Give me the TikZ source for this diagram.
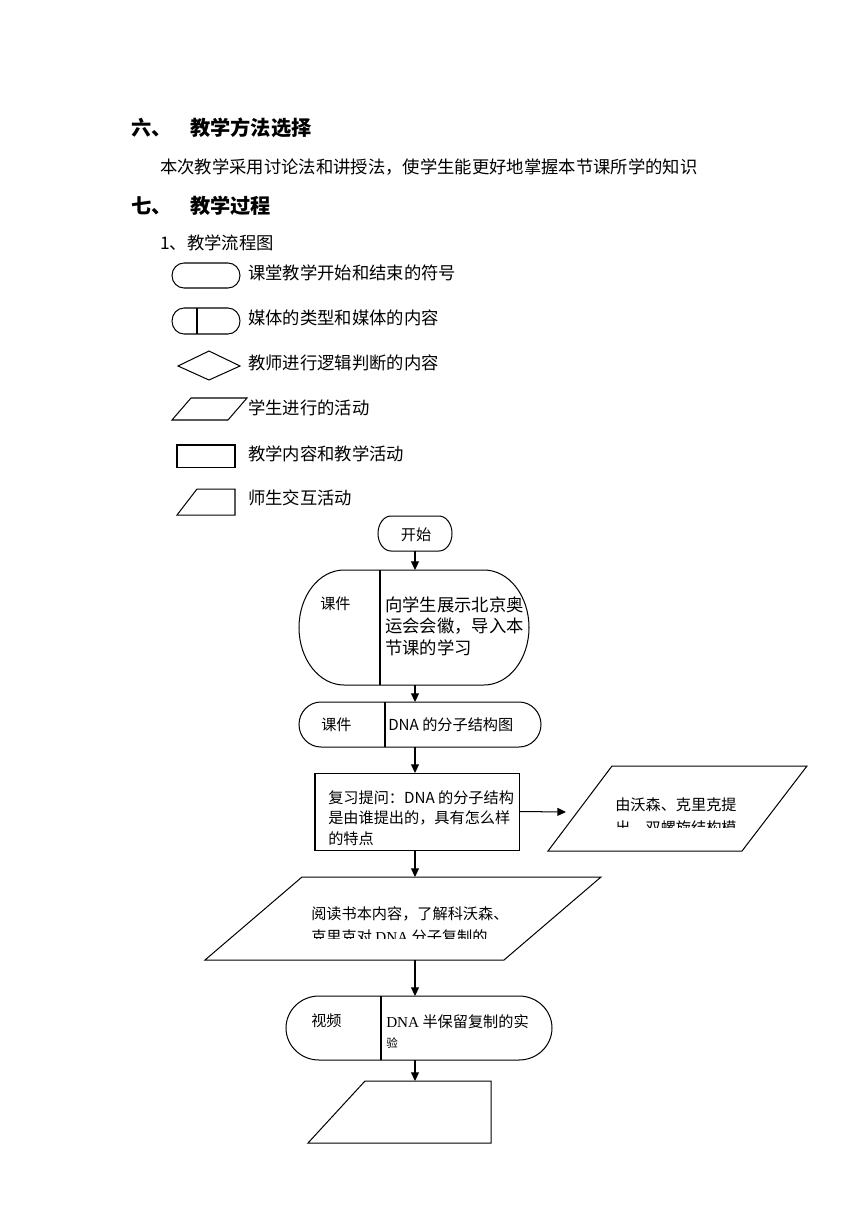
\documentclass[tikz,border=0pt]{standalone}
\usepackage{fontspec}
\setmainfont{Liberation Serif}
\newfontfamily\cjk{Noto Sans CJK SC}
\usetikzlibrary{arrows.meta,fit}

\tikzset{
  shapeline/.style={line width=0.7pt},
  flow/.style={line width=0.7pt,-{Triangle[length=6pt,width=5.5pt]}},
  spot/.style={inner sep=0pt,outer sep=0pt},
  head/.style={anchor=west,inner sep=0pt,font=\cjk\bfseries\fontsize{14}{16}\selectfont},
  note/.style={anchor=west,inner sep=0pt,font=\cjk\fontsize{12}{14}\selectfont},
  cell/.style={inner sep=0pt,align=left,font=\cjk\fontsize{10.5}{14}\selectfont},
}

% name, x1, y1, x2, y2, end radius
\newcommand{\capsulebox}[6]{%
  \draw[shapeline] ({#2+#6},#3) -- ({#4-#6},#3)
    .. controls ({#4-0.448*#6},#3) and (#4,{#3+0.224*(#5-#3)}) .. (#4,{(#3+#5)/2})
    .. controls (#4,{#5-0.224*(#5-#3)}) and ({#4-0.448*#6},#5) .. ({#4-#6},#5)
    -- ({#2+#6},#5)
    .. controls ({#2+0.448*#6},#5) and (#2,{#5-0.224*(#5-#3)}) .. (#2,{(#3+#5)/2})
    .. controls (#2,{#3+0.224*(#5-#3)}) and ({#2+0.448*#6},#3) .. cycle;
  \node[spot,fit={(#2,#3) (#4,#5)}] (#1) {};}

\begin{document}
\begin{tikzpicture}[x=0.6923pt,y=-0.6923pt]
  \useasboundingbox (0,0) rectangle (860,1216);
  \node[head] (h6) at (131,128) {六、};
  \node[head] (h6t) at (190,128) {教学方法选择};
  \node[note] (method) at (160,167) {本次教学采用讨论法和讲授法，使学生能更好地掌握本节课所学的知识};
  \node[head] (h7) at (131,206) {七、};
  \node[head] (h7t) at (190,206) {教学过程};
  \node[note] (chart) at (160,243) {1、教学流程图};

  % legend
  \capsulebox{lgend}{172}{263}{240}{288}{12}
  \node[note] (lgendtxt) at (248,273) {课堂教学开始和结束的符号};
  \capsulebox{lgmedia}{172}{308}{240}{334}{12}
  \draw[shapeline] (197,308) -- (197,334);
  \node[note] (lgmediatxt) at (248,318) {媒体的类型和媒体的内容};
  \draw[shapeline] (178,366) -- (209,351) -- (240,366) -- (209,380) -- cycle;
  \node[note] (lgjudgetxt) at (248,363) {教师进行逻辑判断的内容};
  \draw[shapeline] (191,398) -- (247,398) -- (228,420) -- (172,420) -- cycle;
  \node[note] (lgstudtxt) at (248,408) {学生进行的活动};
  \draw[shapeline] (177,445) rectangle (235,467);
  \node[note] (lgteachtxt) at (248,454) {教学内容和教学活动};
  \draw[shapeline] (197,489) -- (235,489) -- (235,515) -- (177,515) -- cycle;
  \node[note] (lgbothtxt) at (248,498) {师生交互活动};

  % flow chart
  \capsulebox{start}{378}{516}{452}{551}{13}
  \node[cell] (starttxt) at (416,535) {开始};

  \capsulebox{kj1}{299}{570}{529}{685}{45}
  \draw[shapeline] (380,570) -- (380,685);
  \node[cell,anchor=west] (kj1a) at (320,604) {课件};
  \node[cell,anchor=north west,font=\cjk\fontsize{12}{15.2}\selectfont] (kj1b) at (385,596) {向学生展示北京奥\\运会会徽，导入本\\节课的学习};

  \capsulebox{kj2}{299}{702}{541}{747}{22}
  \draw[shapeline] (385,702) -- (385,747);
  \node[cell,anchor=west] (kj2a) at (321,725) {课件};
  \node[cell,anchor=west] (kj2b) at (388,725) {DNA 的分子结构图};

  \node[spot,draw,shapeline,fit={(315,773) (519,850)}] (fx) {};
  \node[cell,anchor=north west,font=\cjk\fontsize{10.5}{14.2}\selectfont] (fxtxt) at (328,790) {复习提问：DNA 的分子结构\\是由谁提出的，具有怎么样\\的特点};

  \draw[shapeline] (612,766) -- (807,766) -- (742,851) -- (548,851) -- cycle;
  \node[spot,fit={(548,766) (807,851)}] (ans) {};
  \coordinate (ansin) at (566,812);
  \begin{scope}
    \clip (548,766) rectangle (807,827);
    \node[cell,anchor=north west,font=\cjk\fontsize{10.5}{16.5}\selectfont] (anstxt) at (615,797) {由沃森、克里克提\\出，双螺旋结构模};
  \end{scope}

  \draw[shapeline] (302,877) -- (601,877) -- (504,960) -- (205,960) -- cycle;
  \node[spot,fit={(205,877) (601,960)}] (read) {};
  \begin{scope}
    \clip (205,877) rectangle (601,938);
    \node[cell,anchor=north west,font=\cjk\fontsize{10.5}{16.5}\selectfont] (readtxt) at (311,906) {阅读书本内容，了解科沃森、\\克里克对 {\rmfamily DNA} 分子复制的};
  \end{scope}

  \capsulebox{sp}{286}{996}{552}{1060}{33}
  \draw[shapeline] (381,996) -- (381,1060);
  \node[cell,anchor=west] (spa) at (311,1021) {视频};
  \node[cell,anchor=north west] (spb) at (386,1014) {{\rmfamily DNA} 半保留复制的实\\{\fontsize{8}{14}\selectfont 验}};

  \draw[shapeline] (365,1081) -- (491,1081) -- (491,1143) -- (308,1143) -- cycle;
  \node[spot,fit={(308,1081) (491,1143)}] (next) {};

  \draw[flow] (start.south) -- (start.south |- kj1.north);
  \draw[flow] (kj1.south -| start) -- (kj2.north -| start);
  \draw[flow] (kj2.south -| start) -- (fx.north -| start);
  \draw[flow] (fx.south -| start) -- (read.north -| start);
  \draw[flow] (read.south -| start) -- (sp.north -| start);
  \draw[flow] (sp.south -| start) -- (next.north -| start);
  \draw[flow] (fx.east) -- (ansin);
  % \draw[very thin,color=gray] (0,0) grid[step=50] (860,1216);
\end{tikzpicture}
\end{document}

- _TASK GOAL_: All of the material above needs to be restated exactly, with no pictures.

- _WRITTEN RESPONSE_:
Give me the TikZ source for this diagram.
\documentclass[tikz,border=0pt]{standalone}
\usepackage{fontspec}
\setmainfont{Liberation Serif}
\newfontfamily\cjk{Noto Sans CJK SC}
\usetikzlibrary{arrows.meta,fit}

\tikzset{
  shapeline/.style={line width=0.7pt},
  flow/.style={line width=0.7pt,-{Triangle[length=6pt,width=5.5pt]}},
  spot/.style={inner sep=0pt,outer sep=0pt},
  head/.style={anchor=west,inner sep=0pt,font=\cjk\bfseries\fontsize{14}{16}\selectfont},
  note/.style={anchor=west,inner sep=0pt,font=\cjk\fontsize{12}{14}\selectfont},
  cell/.style={inner sep=0pt,align=left,font=\cjk\fontsize{10.5}{14}\selectfont},
}

% name, x1, y1, x2, y2, end radius
\newcommand{\capsulebox}[6]{%
  \draw[shapeline] ({#2+#6},#3) -- ({#4-#6},#3)
    .. controls ({#4-0.448*#6},#3) and (#4,{#3+0.224*(#5-#3)}) .. (#4,{(#3+#5)/2})
    .. controls (#4,{#5-0.224*(#5-#3)}) and ({#4-0.448*#6},#5) .. ({#4-#6},#5)
    -- ({#2+#6},#5)
    .. controls ({#2+0.448*#6},#5) and (#2,{#5-0.224*(#5-#3)}) .. (#2,{(#3+#5)/2})
    .. controls (#2,{#3+0.224*(#5-#3)}) and ({#2+0.448*#6},#3) .. cycle;
  \node[spot,fit={(#2,#3) (#4,#5)}] (#1) {};}

\begin{document}
\begin{tikzpicture}[x=0.6923pt,y=-0.6923pt]
  \useasboundingbox (0,0) rectangle (860,1216);
  \node[head] (h6) at (131,128) {六、};
  \node[head] (h6t) at (190,128) {教学方法选择};
  \node[note] (method) at (160,167) {本次教学采用讨论法和讲授法，使学生能更好地掌握本节课所学的知识};
  \node[head] (h7) at (131,206) {七、};
  \node[head] (h7t) at (190,206) {教学过程};
  \node[note] (chart) at (160,243) {1、教学流程图};

  % legend
  \capsulebox{lgend}{172}{263}{240}{288}{12}
  \node[note] (lgendtxt) at (248,273) {课堂教学开始和结束的符号};
  \capsulebox{lgmedia}{172}{308}{240}{334}{12}
  \draw[shapeline] (197,308) -- (197,334);
  \node[note] (lgmediatxt) at (248,318) {媒体的类型和媒体的内容};
  \draw[shapeline] (178,366) -- (209,351) -- (240,366) -- (209,380) -- cycle;
  \node[note] (lgjudgetxt) at (248,363) {教师进行逻辑判断的内容};
  \draw[shapeline] (191,398) -- (247,398) -- (228,420) -- (172,420) -- cycle;
  \node[note] (lgstudtxt) at (248,408) {学生进行的活动};
  \draw[shapeline] (177,445) rectangle (235,467);
  \node[note] (lgteachtxt) at (248,454) {教学内容和教学活动};
  \draw[shapeline] (197,489) -- (235,489) -- (235,515) -- (177,515) -- cycle;
  \node[note] (lgbothtxt) at (248,498) {师生交互活动};

  % flow chart
  \capsulebox{start}{378}{516}{452}{551}{13}
  \node[cell] (starttxt) at (416,535) {开始};

  \capsulebox{kj1}{299}{570}{529}{685}{45}
  \draw[shapeline] (380,570) -- (380,685);
  \node[cell,anchor=west] (kj1a) at (320,604) {课件};
  \node[cell,anchor=north west,font=\cjk\fontsize{12}{15.2}\selectfont] (kj1b) at (385,596) {向学生展示北京奥\\运会会徽，导入本\\节课的学习};

  \capsulebox{kj2}{299}{702}{541}{747}{22}
  \draw[shapeline] (385,702) -- (385,747);
  \node[cell,anchor=west] (kj2a) at (321,725) {课件};
  \node[cell,anchor=west] (kj2b) at (388,725) {DNA 的分子结构图};

  \node[spot,draw,shapeline,fit={(315,773) (519,850)}] (fx) {};
  \node[cell,anchor=north west,font=\cjk\fontsize{10.5}{14.2}\selectfont] (fxtxt) at (328,790) {复习提问：DNA 的分子结构\\是由谁提出的，具有怎么样\\的特点};

  \draw[shapeline] (612,766) -- (807,766) -- (742,851) -- (548,851) -- cycle;
  \node[spot,fit={(548,766) (807,851)}] (ans) {};
  \coordinate (ansin) at (566,812);
  \begin{scope}
    \clip (548,766) rectangle (807,827);
    \node[cell,anchor=north west,font=\cjk\fontsize{10.5}{16.5}\selectfont] (anstxt) at (615,797) {由沃森、克里克提\\出，双螺旋结构模};
  \end{scope}

  \draw[shapeline] (302,877) -- (601,877) -- (504,960) -- (205,960) -- cycle;
  \node[spot,fit={(205,877) (601,960)}] (read) {};
  \begin{scope}
    \clip (205,877) rectangle (601,938);
    \node[cell,anchor=north west,font=\cjk\fontsize{10.5}{16.5}\selectfont] (readtxt) at (311,906) {阅读书本内容，了解科沃森、\\克里克对 {\rmfamily DNA} 分子复制的};
  \end{scope}

  \capsulebox{sp}{286}{996}{552}{1060}{33}
  \draw[shapeline] (381,996) -- (381,1060);
  \node[cell,anchor=west] (spa) at (311,1021) {视频};
  \node[cell,anchor=north west] (spb) at (386,1014) {{\rmfamily DNA} 半保留复制的实\\{\fontsize{8}{14}\selectfont 验}};

  \draw[shapeline] (365,1081) -- (491,1081) -- (491,1143) -- (308,1143) -- cycle;
  \node[spot,fit={(308,1081) (491,1143)}] (next) {};

  \draw[flow] (start.south) -- (start.south |- kj1.north);
  \draw[flow] (kj1.south -| start) -- (kj2.north -| start);
  \draw[flow] (kj2.south -| start) -- (fx.north -| start);
  \draw[flow] (fx.south -| start) -- (read.north -| start);
  \draw[flow] (read.south -| start) -- (sp.north -| start);
  \draw[flow] (sp.south -| start) -- (next.north -| start);
  \draw[flow] (fx.east) -- (ansin);
  % \draw[very thin,color=gray] (0,0) grid[step=50] (860,1216);
\end{tikzpicture}
\end{document}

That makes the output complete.